Items from a dataset
↓↓↓

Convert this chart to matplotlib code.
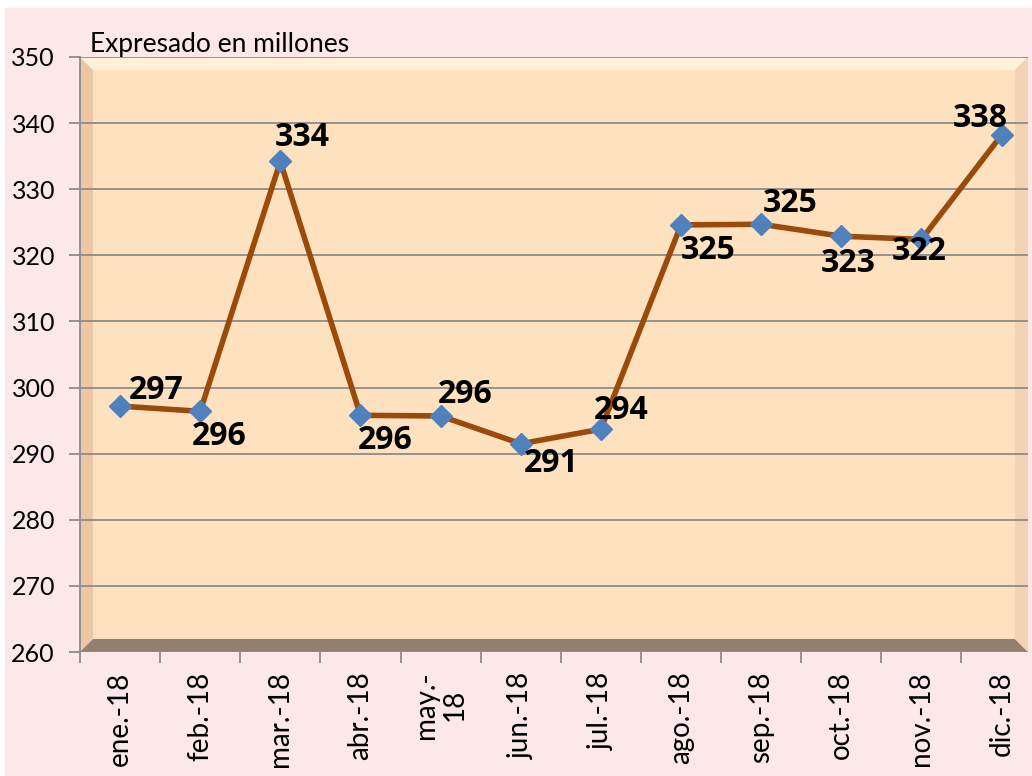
import numpy as np
import matplotlib
matplotlib.use("Agg")
import matplotlib.pyplot as plt
from matplotlib.patches import Rectangle, Polygon

plt.rcParams['font.family'] = ['Lato', 'DejaVu Sans']

# monthly totals, 2018
meses = ['ene.-18', 'feb.-18', 'mar.-18', 'abr.-18', 'may.-\n18', 'jun.-18',
         'jul.-18', 'ago.-18', 'sep.-18', 'oct.-18', 'nov.-18', 'dic.-18']
valores = [297.2, 296.4, 334.2, 295.8, 295.7, 291.5,
           293.7, 324.6, 324.7, 322.9, 322.4, 338.2]
etiquetas = ['297', '296', '334', '296', '296', '291',
             '294', '325', '325', '323', '322', '338']

# label offsets from each marker, in pixels (x right, y up)
desplaz = [(36, 16), (19, -25), (22, 24), (25, -25), (25, 21), (30, -20),
           (20, 19), (27, -26), (29, 21), (7, -27), (-2, -12), (-21, 17)]

W, H = 1032, 776
fig = plt.figure(figsize=(W / 100, H / 100), dpi=100)
fig.patch.set_facecolor('white')

# background layer in pixel coordinates
bg = fig.add_axes([0, 0, 1, 1], zorder=0)
bg.axis('off')


def grad(ax, x0, x1, y0, y1, c0, c1, vertical=False):
    n = 64
    t = np.linspace(0, 1, n)
    c0 = np.array(matplotlib.colors.to_rgb(c0))
    c1 = np.array(matplotlib.colors.to_rgb(c1))
    col = c0[None, :] * (1 - t[:, None]) + c1[None, :] * t[:, None]
    img = col[:, None, :] if vertical else col[None, :, :]
    ax.imshow(img, extent=(x0, x1, y1, y0), aspect='auto', interpolation='bilinear')


# outer chart panel with bevel
bg.add_patch(Rectangle((5, 8), W - 5, H - 8, color='#fce8e8', zorder=1))
grad(bg, 5, W, 8, 24, '#fbe3e3', '#fefafa', vertical=True)
grad(bg, 5, 22, 24, H - 8, '#c9b4b7', '#fce8e8')
grad(bg, 5, W, H - 8, H, '#b8a8a8', '#8a7a7a', vertical=True)
bg.set_xlim(0, W)
bg.set_ylim(H, 0)

# plot area placement (pixels)
L, R, T, B = 80, 1028, 57, 652
ax = fig.add_axes([L / W, 1 - B / H, (R - L) / W, (B - T) / H], zorder=2)
ax.set_facecolor('#fee2bf')

# bevel of the plot area, drawn in axes fraction
tr = ax.transAxes
bw = 13 / (R - L)
bh = 13 / (B - T)
ax.add_patch(Polygon([(0, 0), (bw, bh), (bw, 1 - bh), (0, 1)], closed=True,
                     transform=tr, color='#ebc7a3', zorder=0.5, lw=0))
ax.add_patch(Polygon([(0, 1), (bw, 1 - bh), (1 - bw, 1 - bh), (1, 1)], closed=True,
                     transform=tr, color='#fff0d8', zorder=0.5, lw=0))
ax.add_patch(Polygon([(0, 0), (1, 0), (1 - bw, bh), (bw, bh)], closed=True,
                     transform=tr, color='#937f6f', zorder=0.5, lw=0))
ax.add_patch(Polygon([(1, 0), (1, 1), (1 - bw, 1 - bh), (1 - bw, bh)], closed=True,
                     transform=tr, color='#f2d3b3', zorder=0.5, lw=0))

x = np.arange(len(meses))
ax.set_xlim(-0.5, 11.33)
ax.set_ylim(260, 350)
ax.set_yticks(np.arange(260, 351, 10))
ax.grid(axis='y', color='#8c8c8c', lw=1.3, zorder=1)
ax.set_axisbelow(True)

ax.plot(x, valores, color='#9a4a0a', lw=4, zorder=3,
        marker='D', markersize=11, markerfacecolor='#4f81bd',
        markeredgecolor='#4f81bd')

for xi, v, t, (dx, dy) in zip(x, valores, etiquetas, desplaz):
    ax.annotate(t, (xi, v), xytext=(dx, dy), textcoords='offset pixels',
                ha='center', va='center', fontsize=23, fontweight='bold',
                family=['Open Sans', 'DejaVu Sans'], zorder=4)

# ticks on category boundaries, labels centred on categories
ax.set_xticks(np.arange(-0.5, 11.5, 1))
ax.set_xticklabels([])
ax.set_xticks(x, minor=True)
ax.set_xticklabels(meses, minor=True, rotation=90, fontsize=20,
                   ha='center', va='top', multialignment='center',
                   linespacing=1.15)
ax.tick_params(axis='x', which='major', direction='out', length=8,
               color='#8c8c8c', width=1.3)
ax.tick_params(axis='x', which='minor', length=0, pad=14)
ax.tick_params(axis='y', direction='out', length=8, color='#8c8c8c',
               width=1.3, labelsize=18, pad=10)

for sp in ['top', 'right', 'bottom']:
    ax.spines[sp].set_visible(False)
ax.spines['left'].set_color('#8c8c8c')
ax.spines['left'].set_linewidth(1.3)

fig.text(90 / W, 1 - 52 / H, 'Expresado en millones', fontsize=19,
         ha='left', va='baseline', zorder=5)

fig.savefig('out.png', dpi=100)
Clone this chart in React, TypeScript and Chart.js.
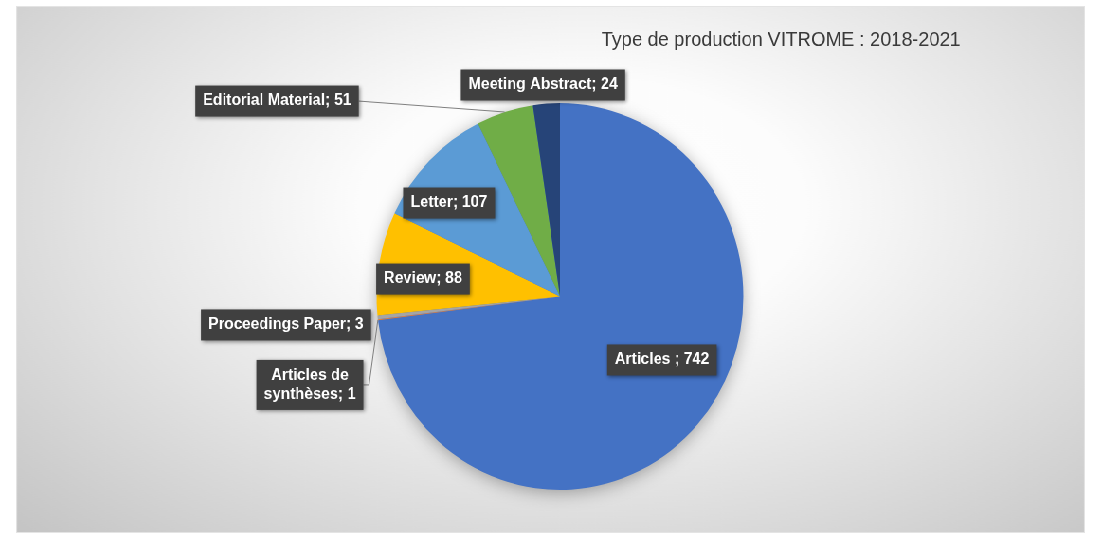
import React, { useEffect, useRef } from "react";
import { Chart, registerables } from "chart.js";

Chart.register(...registerables);

// ---- data ----
const categories = [
  "Articles ",
  "Articles de synthèses",
  "Proceedings Paper",
  "Review",
  "Letter",
  "Editorial Material",
  "Meeting Abstract",
];
const values = [742, 1, 3, 88, 107, 51, 24];
const sliceColors = ["#4472C4", "#ED7D31", "#A5A5A5", "#FFC000", "#5B9BD5", "#70AD47", "#264478"];
const chartTitle = "Type de production VITROME : 2018-2021";

// label placement, in units of the pie radius from the pie centre
const labelPlacement = [
  { dx: 0.556, dy: 0.328, leader: "none", wrap: 0 },
  { dx: -1.364, dy: 0.457, leader: "elbow", wrap: 110 },
  { dx: -1.494, dy: 0.147, leader: "none", wrap: 0 },
  { dx: -0.747, dy: -0.09, leader: "none", wrap: 0 },
  { dx: -0.605, dy: -0.483, leader: "none", wrap: 0 },
  { dx: -1.543, dy: -1.01, leader: "straight", wrap: 0 },
  { dx: -0.0925, dy: -1.093, leader: "none", wrap: 0 },
];

const INNER_W = 1128;
const INNER_H = 527;
const SCALE_X = 1069 / INNER_W;

function wrapText(ctx: CanvasRenderingContext2D, text: string, maxW: number): string[] {
  if (!maxW) return [text];
  const words = text.split(" ");
  const lines: string[] = [];
  let cur = "";
  for (const w of words) {
    const test = cur ? cur + " " + w : w;
    if (ctx.measureText(test).width > maxW && cur) {
      lines.push(cur);
      cur = w;
    } else cur = test;
  }
  if (cur) lines.push(cur);
  return lines;
}

const pieShadow = {
  id: "pieShadow",
  beforeDatasetsDraw(chart: any) {
    const meta = chart.getDatasetMeta(0);
    const a = meta.data[0];
    if (!a) return;
    const ctx = chart.ctx;
    ctx.save();
    ctx.shadowColor = "rgba(0,0,0,0.35)";
    ctx.shadowBlur = 18;
    ctx.shadowOffsetY = 3;
    ctx.fillStyle = "#4472C4";
    ctx.beginPath();
    ctx.arc(a.x, a.y, a.outerRadius - 1, 0, Math.PI * 2);
    ctx.fill();
    ctx.restore();
  },
};

const labelsPlugin = {
  id: "boxLabels",
  afterDatasetsDraw(chart: any) {
    const ctx: CanvasRenderingContext2D = chart.ctx;
    const meta = chart.getDatasetMeta(0);
    const a0 = meta.data[0];
    const cx = a0.x;
    const cy = a0.y;
    const r = a0.outerRadius;

    // title
    ctx.save();
    ctx.font = '20px "Liberation Sans", Arial, sans-serif';
    ctx.fillStyle = "#3a3a3a";
    ctx.textAlign = "center";
    ctx.textBaseline = "middle";
    ctx.fillText(chartTitle, chart.width * 0.7156, 34);
    ctx.restore();

    ctx.save();
    ctx.font = 'bold 16px "Liberation Sans", Arial, sans-serif';
    const lineH = 19;
    const padX = 8;
    const padY = 5;
    categories.forEach((cat, i) => {
      const p = labelPlacement[i];
      const arc = meta.data[i];
      const text = `${cat}; ${values[i]}`;
      const lines = wrapText(ctx, text, p.wrap);
      const tw = Math.max(...lines.map((l) => ctx.measureText(l).width));
      const bw = tw + padX * 2;
      const bh = lines.length * lineH + padY * 2 + 2;
      const bx = cx + p.dx * r - bw / 2;
      const by = cy + p.dy * r - bh / 2;
      const mid = (arc.startAngle + arc.endAngle) / 2;
      const ex = cx + Math.cos(mid) * r;
      const ey = cy + Math.sin(mid) * r;

      if (p.leader !== "none") {
        ctx.save();
        ctx.strokeStyle = "#7f7f7f";
        ctx.lineWidth = 1;
        ctx.beginPath();
        const sx = bx + bw;
        const sy = by + bh / 2;
        ctx.moveTo(sx, sy);
        if (p.leader === "elbow") ctx.lineTo(sx + 6, sy);
        ctx.lineTo(ex, ey);
        ctx.stroke();
        ctx.restore();
      }

      ctx.save();
      ctx.shadowColor = "rgba(0,0,0,0.45)";
      ctx.shadowBlur = 4;
      ctx.shadowOffsetX = 1.5;
      ctx.shadowOffsetY = 1.5;
      ctx.fillStyle = "#404040";
      ctx.fillRect(bx, by, bw, bh);
      ctx.restore();

      ctx.fillStyle = "#ffffff";
      ctx.textAlign = "center";
      ctx.textBaseline = "middle";
      lines.forEach((l, k) => {
        ctx.fillText(l, bx + bw / 2, by + padY + 1 + lineH * (k + 0.5));
      });
    });
    ctx.restore();
  },
};

export default function App() {
  const ref = useRef<HTMLCanvasElement>(null);
  useEffect(() => {
    if (!ref.current) return;
    const chart = new Chart(ref.current, {
      type: "pie",
      data: {
        labels: categories,
        datasets: [
          {
            data: values,
            backgroundColor: sliceColors,
            borderWidth: 0,
          },
        ],
      },
      options: {
        animation: false,
        responsive: true,
        maintainAspectRatio: false,
        layout: { padding: { top: 97, bottom: 43, left: 20, right: 0 } },
        plugins: {
          legend: { display: false },
          title: { display: false },
          tooltip: { enabled: false },
        },
      },
      plugins: [pieShadow, labelsPlugin],
    });
    return () => chart.destroy();
  }, []);

  return (
    <div
      style={{
        position: "absolute",
        left: 16,
        top: 6,
        width: INNER_W,
        height: INNER_H,
        transform: `scaleX(${SCALE_X})`,
        transformOrigin: "0 0",
        background:
          "radial-gradient(ellipse farthest-corner at 53% 38%, #ffffff 0%, #fcfcfc 28%, #e2e2e2 62%, #c4c4c4 100%)",
        boxShadow: "inset 0 0 0 1px #e4e4e4",
      }}
    >
      <canvas ref={ref} />
    </div>
  );
}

↑↑↑

- **Exercise objective**
Find out how many lines in the listing contain the string "matplotlib". Give the number alone.

- **Final result**
7